OECD invitation ‘shows Colombia is entering modernity’

Colombia’s finance minister on Thursday described Colombia’s invitation to join international economic organization the OECD as a “step towards modernity” and a sign of acceptance by the “limited group of developed countries.”

Minister Mauricio Cardenas released the statement  after Colombia’s invitation to start membership talks was confirmed by the OECD council in the morning.

MORE: OECD invites Colombia to begin membership talks

 “Being a member of this organization is joining a club of good practices” said the minister, echoing the words delivered by President Juan Manuel Santos when Colombia applied to join the international organization in 2012. “It gives a mark of quality to the handling of our economic policies.

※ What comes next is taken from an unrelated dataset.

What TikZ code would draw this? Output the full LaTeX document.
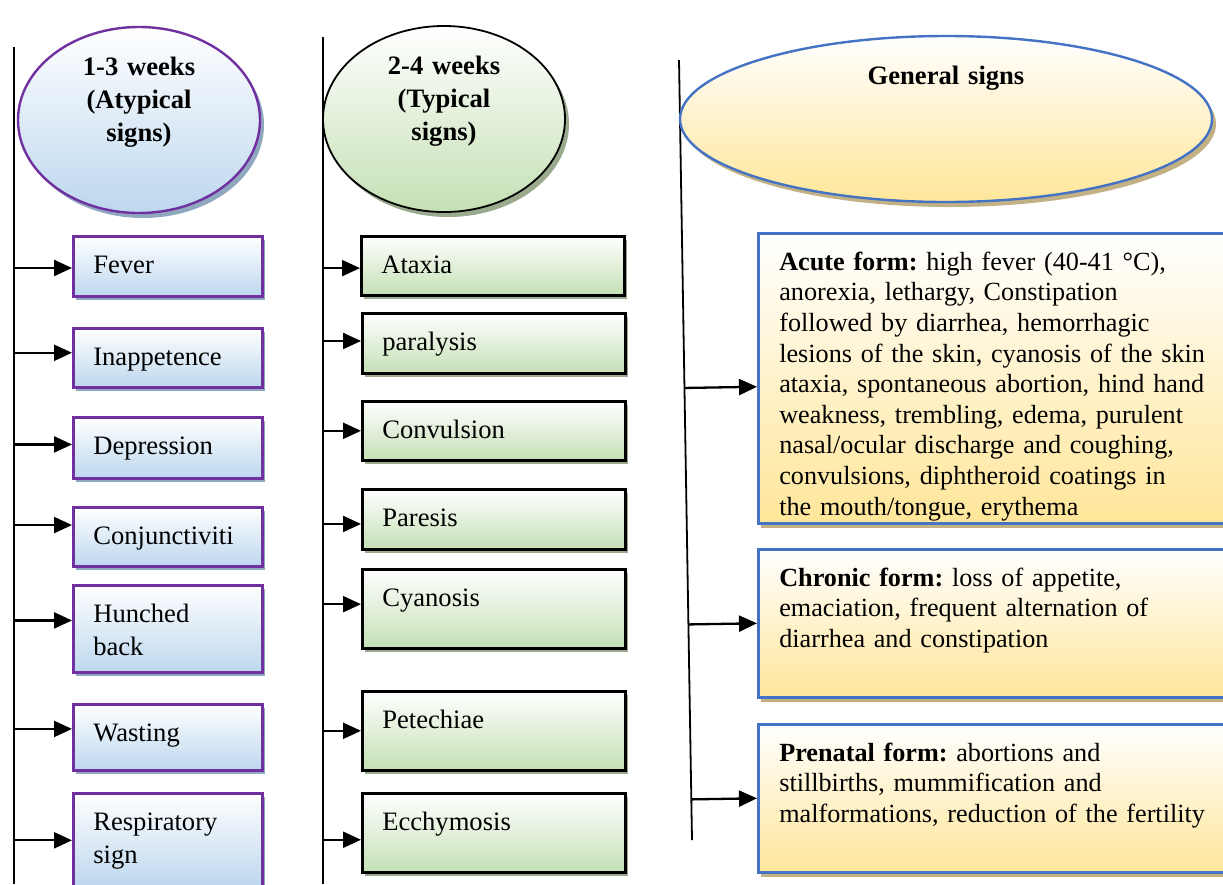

Many aspire to join, but few actually achieve it” he said.

Cardenas revealed that a key factor in the OECD’s decision to invite Colombia was the approval of progressive tax reforms addressing fiscal inequality in the country, which entered into force at the beginning of 2013 and which the minister claimed helped Colombia address its “legislative blind spot” which resulted in an “excessive reliance on the taxing of salaries.”

MORE: Colombia passes progressive tax reform

The minister also said that Congress agreed to continue with the reform, which will modify measures the OECD had reportedly qualified as “distorting and likely to generate informality,” although some critics of the reform have cast doubt on how much impact the new economic policies will actually have.

MORE: Colombia tax reform receives mixed reactions

After this morning’s announcement, Colombia has become the third country from the region to be invited to join the organization, along with Mexico and Chile, and now holds the record for the quickest country to achieve invitation in the history of the OECD.